Dating isn’t something we often talk about fondly. Sure, there’s excitement in getting to know new people and the hope that we’ll all find that special someone. Still, the process is exhausting and anxiety-provoking, full of awkward exchanges and embarrassing moments. Figuring out if you’re compatible with someone takes time, and that time rarely turns into an actual love connection. That’s part of what I find really fascinating about Boyfriend Dungeon. It doesn’t romanticize dating. Every potential love interest is an imperfect being, complete with flaws and their own baggage. You simply have to decide what you can put up with.
The dating sim genre often presents picture-perfect love. The process takes an idealized form, just like we see in romance novels and romantic comedies. A wonderful person shows up and says all the right things, and even if they make a mistake, they make up for it with some grand gesture that makes us swoon so hard that all is forgotten. In video games, we get more choice and agency in our narratives, making them a bit more personal when we decide which romance to pursue. People have their reasons for choosing one person over another. Some like pining for those who play hard to get, while others want a kindhearted soul. And sometimes, it really is just about the muscles.
However, most dating sims are associated with lighthearted, giddy feelings. Maybe this is because we know how silly this idealized concept is and that it has no bearing on our actual dating lives. But do they all have to be that way? Boyfriend Dungeon goes against the genre standard. It’s bold and risky, and that’s part of what drew me to it. Kitfox games doesn’t always portray its characters in a positive light, but it clearly shows how difficult it is to get to know someone during the dating stage. And sometimes, that means being honest about the baggage or flaws you can handle in a relationship. For instance, does it bother you if somebody you’re dating remains close to their ex? What if they have religious values that greatly conflict with your own? How important is monogamy to you? The narrative examines different facets to relationships and what people want without judgment.
I liked how Boyfriend Dungeon doesn’t lock you into one romance; you can date everyone if that’s your style. I enjoyed getting to know a slew of different people but settled on K-pop idol Seven. Seven didn’t win me over at first. In fact, he’s kind of a jerk and standoffish, but it took getting to know him to see that something much larger was going on. And our relationship centered on an important conversation about mental health while watching terrible movies and laughing over their absurdities. On the other side of the coin, I thought I would romance Valeria because she’s just a cool, laid-back chick. But, I realized I wasn’t a fan of how she couldn’t let go of her past relationships or her adrenaline rush for trouble, and I realized we were better off friends. We all bring our own experiences that color our story in these games, but I like how I saw versions of people who felt straight out of real life, from my own or my friends’ dating escapades. There’s also something to be said about Boyfriend Dungeon not having a “right” or “perfect” choice. Whatever works for you is just fine.
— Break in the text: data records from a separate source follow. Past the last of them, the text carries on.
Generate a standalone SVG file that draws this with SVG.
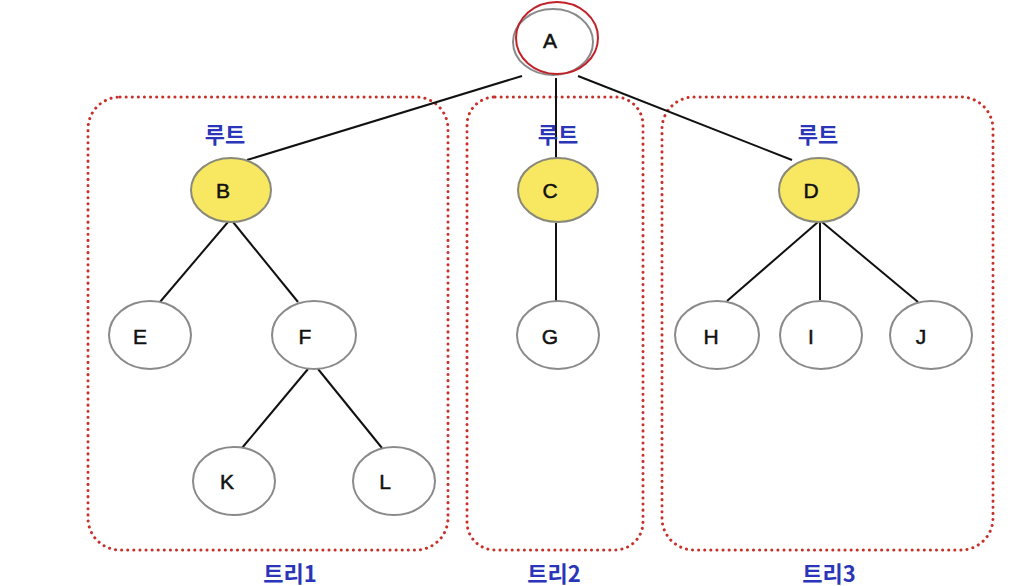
<svg xmlns="http://www.w3.org/2000/svg" width="1033" height="586" viewBox="0 0 1033 586">
<style>
.n{fill:#fff;stroke:#8a8a8a;stroke-width:2}
.y{fill:#f7e761;stroke:#8a8a7a;stroke-width:2}
.t{font-family:"Liberation Sans",Arial,sans-serif;font-size:21px;fill:#111;stroke:#111;stroke-width:0.5;text-anchor:middle;dominant-baseline:central}
.k{font-family:"Noto Sans CJK KR","Noto Sans",sans-serif;font-size:22px;font-weight:bold;fill:#2a35b8;text-anchor:middle;dominant-baseline:central}
.box{fill:none;stroke:#c8302a;stroke-width:3;stroke-dasharray:0.1 6;stroke-linecap:round}
.e{stroke:#111;stroke-width:2;fill:none}
</style>
<rect width="1033" height="586" fill="#fff"/>
<g id="boxes">
<rect class="box" x="88" y="97" width="360" height="453" rx="32"/>
<rect class="box" x="467" y="97" width="176" height="453" rx="28"/>
<rect class="box" x="662" y="97" width="331" height="453" rx="32"/>
</g>
<g id="connectors">
<line class="e" x1="522" y1="76" x2="247" y2="160"/>
<line class="e" x1="556" y1="78" x2="556" y2="158"/>
<line class="e" x1="578" y1="76" x2="792" y2="160"/>
<line class="e" x1="228" y1="222" x2="160" y2="302"/>
<line class="e" x1="233" y1="222" x2="298" y2="302"/>
<line class="e" x1="308" y1="369" x2="242" y2="448"/>
<line class="e" x1="318" y1="369" x2="382" y2="448"/>
<line class="e" x1="556" y1="223" x2="556" y2="301"/>
<line class="e" x1="818" y1="222" x2="727" y2="301"/>
<line class="e" x1="820" y1="222" x2="820" y2="300"/>
<line class="e" x1="822" y1="222" x2="918" y2="302"/>
</g>
<g id="nA"><ellipse class="n" cx="553" cy="42" rx="40" ry="33"/><text class="t" x="550" y="40">A</text>
<ellipse cx="557" cy="38" rx="41" ry="36" fill="none" stroke="#c0222a" stroke-width="2"/></g>
<g id="nB"><ellipse class="y" cx="231" cy="190" rx="40" ry="32"/><text class="t" x="223" y="190">B</text></g>
<g id="nC"><ellipse class="y" cx="558" cy="190" rx="40" ry="32"/><text class="t" x="550" y="190">C</text></g>
<g id="nD"><ellipse class="y" cx="819" cy="190" rx="40" ry="32"/><text class="t" x="811" y="190">D</text></g>
<g id="nE"><ellipse class="n" cx="150" cy="335" rx="41" ry="34"/><text class="t" x="140" y="336">E</text></g>
<g id="nF"><ellipse class="n" cx="314" cy="335" rx="42" ry="34"/><text class="t" x="305" y="336">F</text></g>
<g id="nG"><ellipse class="n" cx="558" cy="335" rx="41" ry="34"/><text class="t" x="550" y="336">G</text></g>
<g id="nH"><ellipse class="n" cx="717" cy="335" rx="42" ry="34"/><text class="t" x="711" y="336">H</text></g>
<g id="nI"><ellipse class="n" cx="821" cy="335" rx="41" ry="34"/><text class="t" x="811" y="336">I</text></g>
<g id="nJ"><ellipse class="n" cx="931" cy="335" rx="41" ry="34"/><text class="t" x="921" y="336">J</text></g>
<g id="nK"><ellipse class="n" cx="234" cy="481" rx="41" ry="34"/><text class="t" x="227" y="481">K</text></g>
<g id="nL"><ellipse class="n" cx="394" cy="481" rx="41" ry="34"/><text class="t" x="385" y="481">L</text></g>
<g id="labels">
<text class="k" x="225" y="133">루트</text>
<text class="k" x="558" y="133">루트</text>
<text class="k" x="818" y="133">루트</text>
<text class="k" x="290" y="572">트리1</text>
<text class="k" x="554" y="572">트리2</text>
<text class="k" x="829" y="572">트리3</text>
</g>
</svg>
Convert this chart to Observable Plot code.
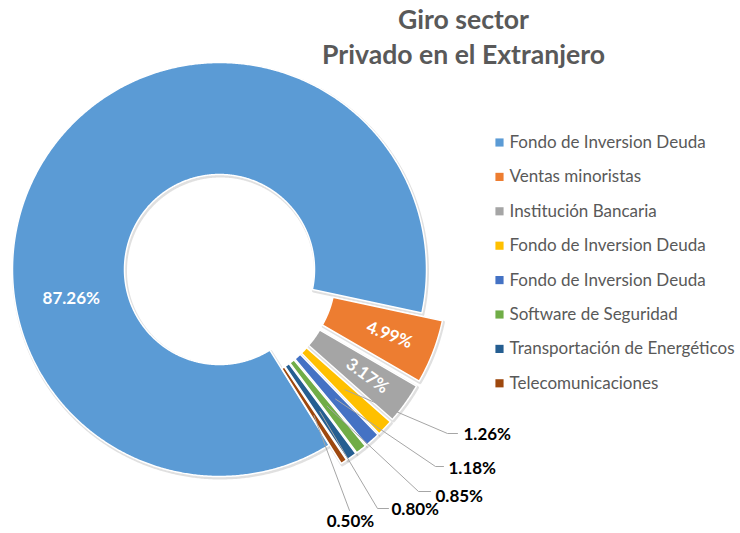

I’d be remiss if I didn’t say that Boyfriend Dungeon’s attempt to go against the grain of the usual dating sim sometimes misses the mark. The ending is abrupt, and when dealing with a stalker, your hand feels forced. I was disappointed by not having more dungeons and bonding moments. That summer goes by too darn fast, and I don’t think the finale is all that satisfying for how your character is supposed to grow through the experience. But I like that Boyfriend Dungeon wasn’t afraid to try something different and attempt to represent how complicated dating really is. Dating isn’t easy, but people often want it to be in video games. Does that mean it should? I don’t think there’s a right or wrong answer there. Our expectations with the dating sim genre have been set one way for so long that it is difficult to appreciate something different. However, I can’t fault Boyfriend Dungeon for accurately making dating the unglamorized process that it really is. And that’s probably what I most enjoy about it.